> _EXERCISE GOAL_
Within the listing below, locate all lines containing the word "this". Copy each one.

[START SOURCE RECORDS]

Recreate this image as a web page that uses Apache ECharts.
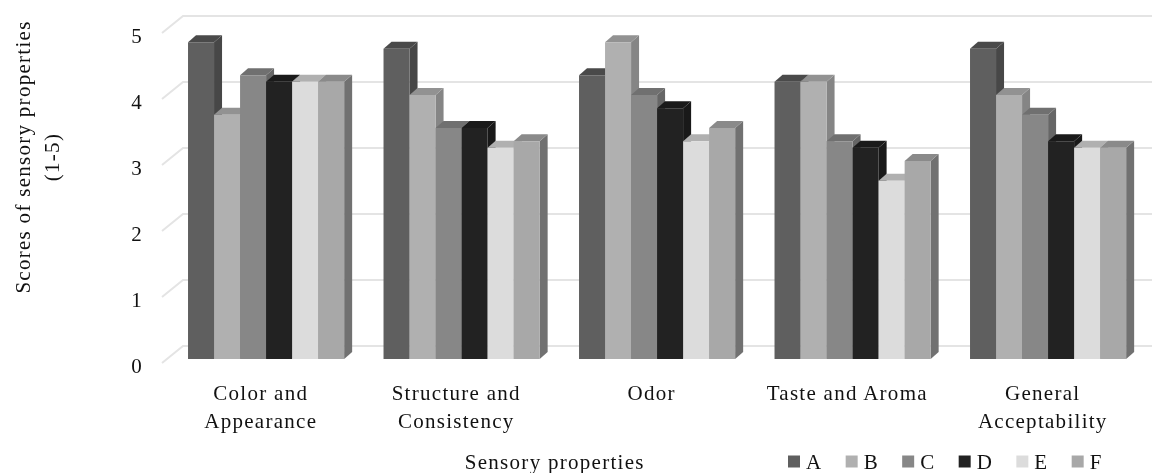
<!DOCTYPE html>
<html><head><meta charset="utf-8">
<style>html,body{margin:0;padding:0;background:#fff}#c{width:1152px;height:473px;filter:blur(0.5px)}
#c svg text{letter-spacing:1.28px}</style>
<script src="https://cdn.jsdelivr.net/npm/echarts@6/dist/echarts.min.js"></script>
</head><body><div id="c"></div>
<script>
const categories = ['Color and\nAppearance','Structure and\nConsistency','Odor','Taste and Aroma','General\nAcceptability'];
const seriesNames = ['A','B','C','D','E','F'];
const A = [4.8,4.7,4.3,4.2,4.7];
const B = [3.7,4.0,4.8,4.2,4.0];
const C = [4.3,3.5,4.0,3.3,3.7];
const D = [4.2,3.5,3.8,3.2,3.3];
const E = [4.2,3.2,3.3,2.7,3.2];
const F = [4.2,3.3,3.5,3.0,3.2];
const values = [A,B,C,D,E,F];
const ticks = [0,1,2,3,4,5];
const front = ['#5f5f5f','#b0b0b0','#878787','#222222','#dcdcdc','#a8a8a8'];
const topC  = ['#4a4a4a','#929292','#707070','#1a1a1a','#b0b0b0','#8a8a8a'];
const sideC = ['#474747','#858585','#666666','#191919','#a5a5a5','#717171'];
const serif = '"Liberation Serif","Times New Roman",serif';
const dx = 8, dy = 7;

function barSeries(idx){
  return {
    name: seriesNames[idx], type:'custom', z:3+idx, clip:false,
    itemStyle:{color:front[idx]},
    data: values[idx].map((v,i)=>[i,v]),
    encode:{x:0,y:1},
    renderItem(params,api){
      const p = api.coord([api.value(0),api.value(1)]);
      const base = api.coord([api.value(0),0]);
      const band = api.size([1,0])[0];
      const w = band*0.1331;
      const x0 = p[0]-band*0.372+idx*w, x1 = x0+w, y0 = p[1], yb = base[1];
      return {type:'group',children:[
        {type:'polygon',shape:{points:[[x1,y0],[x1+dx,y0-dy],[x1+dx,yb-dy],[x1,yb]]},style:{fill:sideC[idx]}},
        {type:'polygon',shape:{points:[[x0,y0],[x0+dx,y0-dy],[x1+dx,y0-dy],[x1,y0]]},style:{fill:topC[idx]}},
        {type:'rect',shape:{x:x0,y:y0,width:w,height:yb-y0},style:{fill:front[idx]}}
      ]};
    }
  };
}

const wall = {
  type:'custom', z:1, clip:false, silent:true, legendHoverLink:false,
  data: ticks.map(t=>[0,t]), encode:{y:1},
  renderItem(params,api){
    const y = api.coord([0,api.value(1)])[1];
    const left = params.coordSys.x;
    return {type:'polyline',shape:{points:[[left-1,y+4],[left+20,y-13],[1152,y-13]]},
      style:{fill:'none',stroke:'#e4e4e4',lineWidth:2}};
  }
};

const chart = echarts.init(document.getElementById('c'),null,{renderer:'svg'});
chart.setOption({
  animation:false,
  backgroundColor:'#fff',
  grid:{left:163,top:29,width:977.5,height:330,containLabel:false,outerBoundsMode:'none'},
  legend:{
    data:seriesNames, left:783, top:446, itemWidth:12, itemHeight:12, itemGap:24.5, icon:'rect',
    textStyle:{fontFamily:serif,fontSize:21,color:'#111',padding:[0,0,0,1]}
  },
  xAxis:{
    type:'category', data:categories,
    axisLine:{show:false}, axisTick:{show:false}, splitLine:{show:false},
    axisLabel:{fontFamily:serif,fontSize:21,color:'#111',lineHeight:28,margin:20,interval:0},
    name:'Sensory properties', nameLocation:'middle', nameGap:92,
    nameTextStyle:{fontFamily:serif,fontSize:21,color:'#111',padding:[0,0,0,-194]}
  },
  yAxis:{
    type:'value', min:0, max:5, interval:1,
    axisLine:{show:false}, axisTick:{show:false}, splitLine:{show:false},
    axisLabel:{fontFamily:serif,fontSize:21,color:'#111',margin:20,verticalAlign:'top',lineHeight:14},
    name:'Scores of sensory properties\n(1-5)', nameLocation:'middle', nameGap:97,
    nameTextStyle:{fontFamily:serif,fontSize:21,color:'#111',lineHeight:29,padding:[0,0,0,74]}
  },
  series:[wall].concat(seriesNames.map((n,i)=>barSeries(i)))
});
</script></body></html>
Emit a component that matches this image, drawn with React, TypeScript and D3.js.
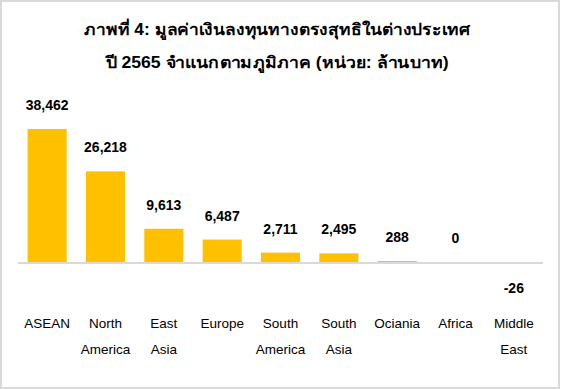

[END SOURCE RECORDS]

> _TASK RESPONSE_
Recreate this image as a web page that uses Apache ECharts.
Emit a component that matches this image, drawn with React, TypeScript and D3.js.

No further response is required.